| Action, Drama, War
During World War II, two Italian frogmen, who placed magnetic mines under a British warship, are captured and interrogated by British intelligence about their mission.
The events seen in this movie are based on a true story of an attack by Italian "human torpedoes", which successfully blew up the "Queen Elizabeth" and the "Valiant" on December 18, 1941. The real Bianchi was not shot, but lost his grip on the torpedo when it dove, making it impossible for his commander de la Penne on his own to attach the machine physically to the ship's hull as they had intended. (He later explained that his refusal to talk had been because the British could have saved their ship very simply if they had realized the true nature of the "mine", which was simply lying on the bottom of the harbor) The two men were imprisoned in the bottom of the warship as depicted here, and finally five minutes before the explosion was due, de la Penne sent a warning to Captain Morgan, enabling him to muster the crew safely on the top deck (although not to abandon ship). Neither of the Italians was injured in the explosion.

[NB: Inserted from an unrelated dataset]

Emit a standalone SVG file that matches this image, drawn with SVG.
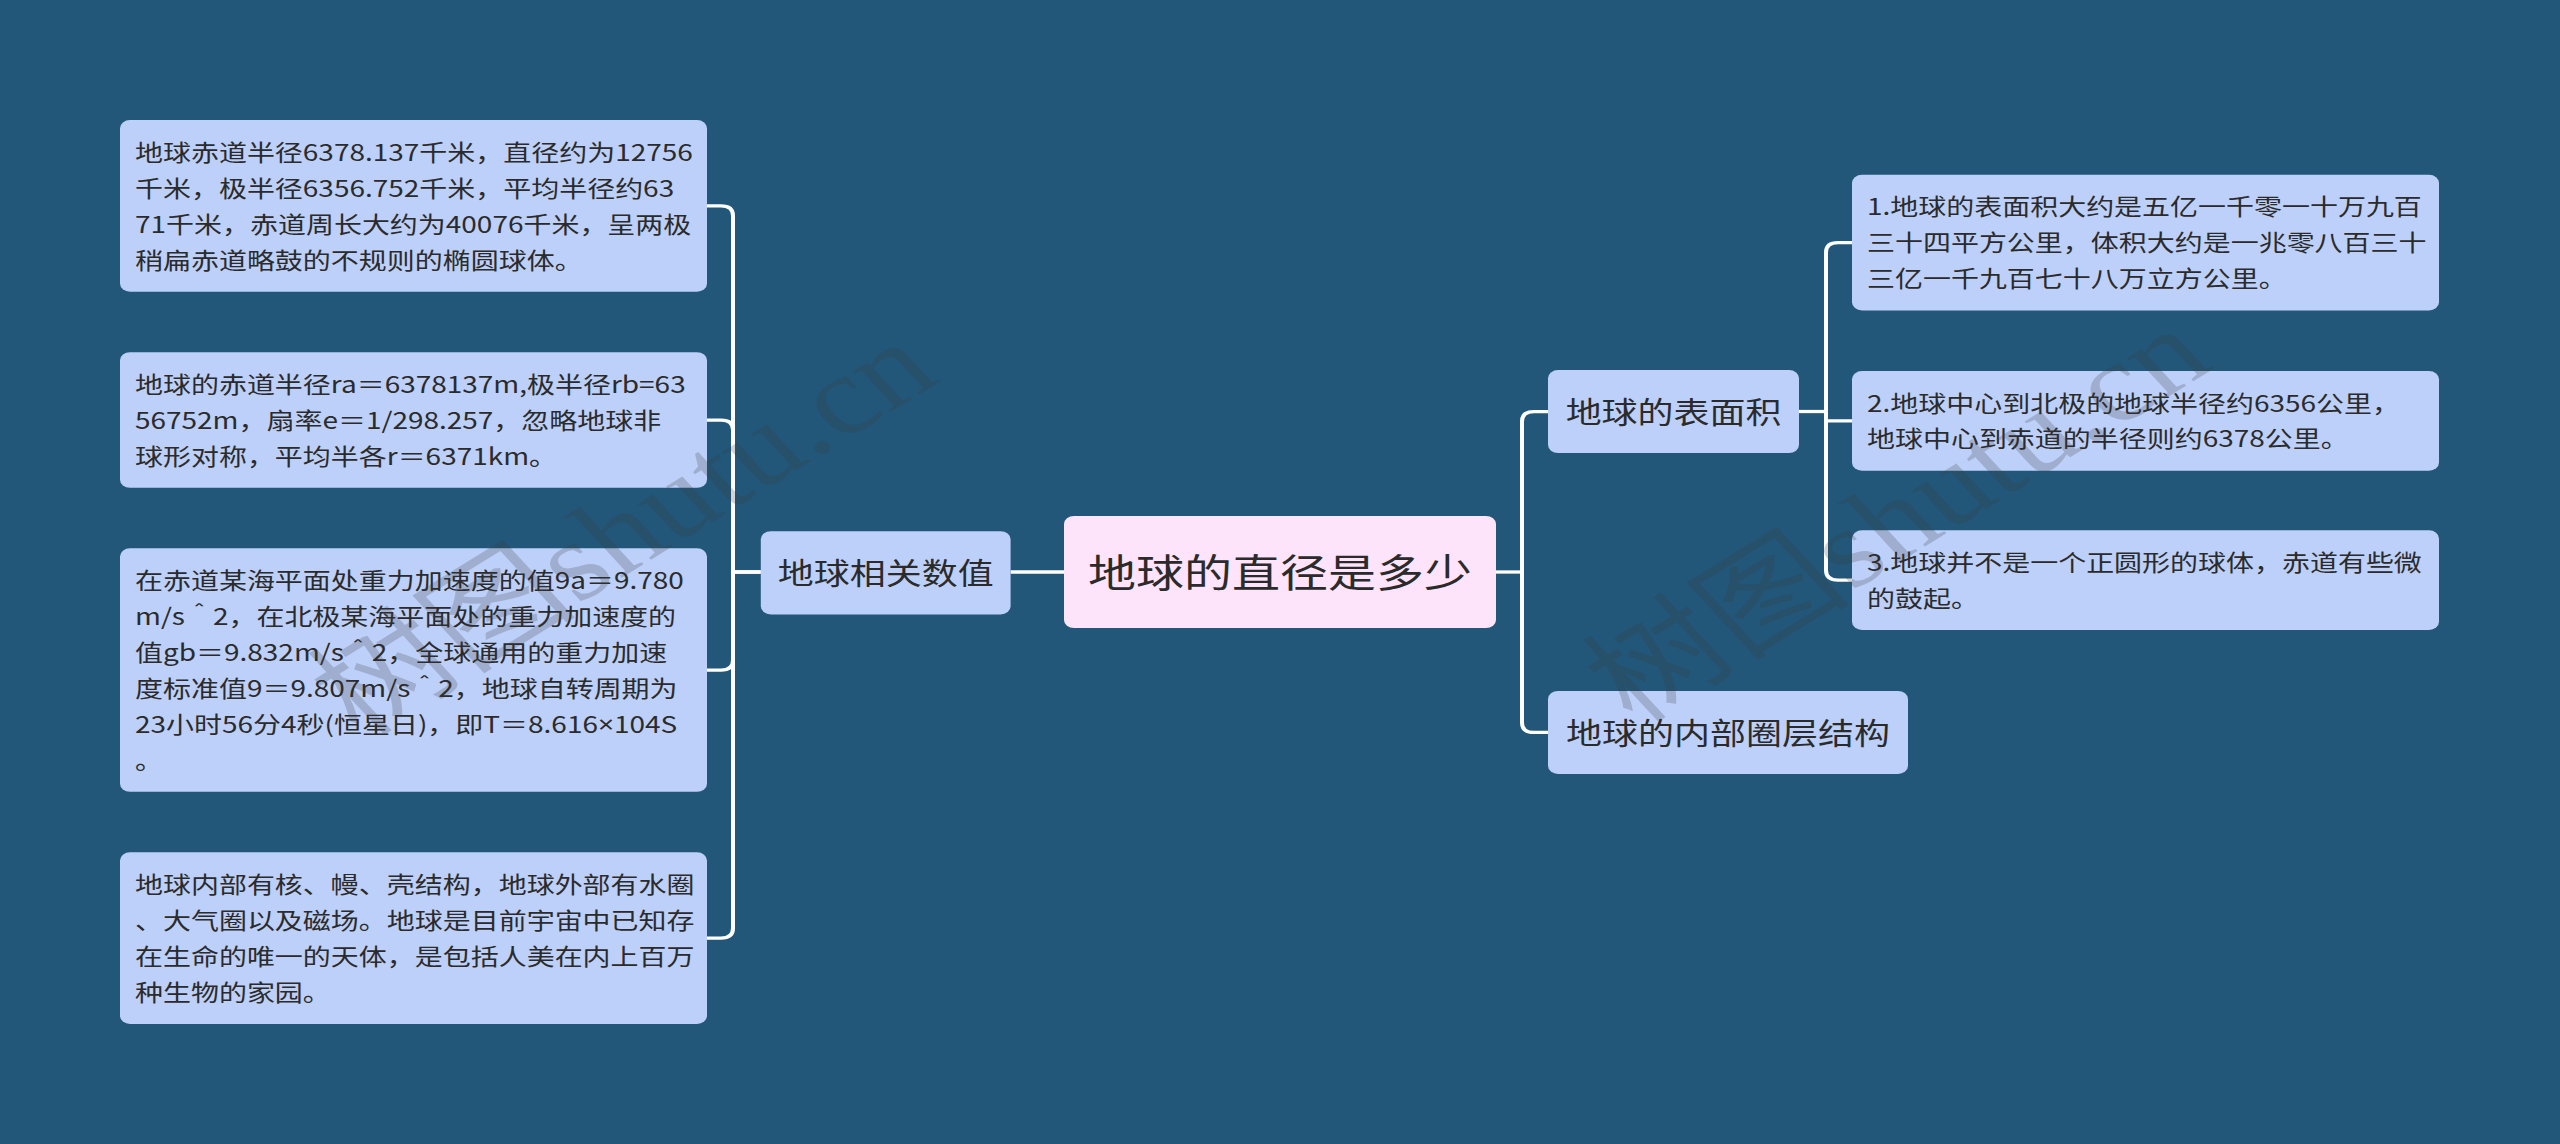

The British did successfully conceal from Italian espionage the damage to both warships for months.
In the film, the Italians are seen to be given away by the bubbles rising from their breathing apparatus; during the war, the Italian frogmen used pure oxygen 'pendulum' breathing sets, in which exhaled gas is returned to the tank via a carbon dioxide filter, rather than the compressed-air apparatus used in peacetime - precisely in order to avoid the problem of a tell-tale string of bubbles.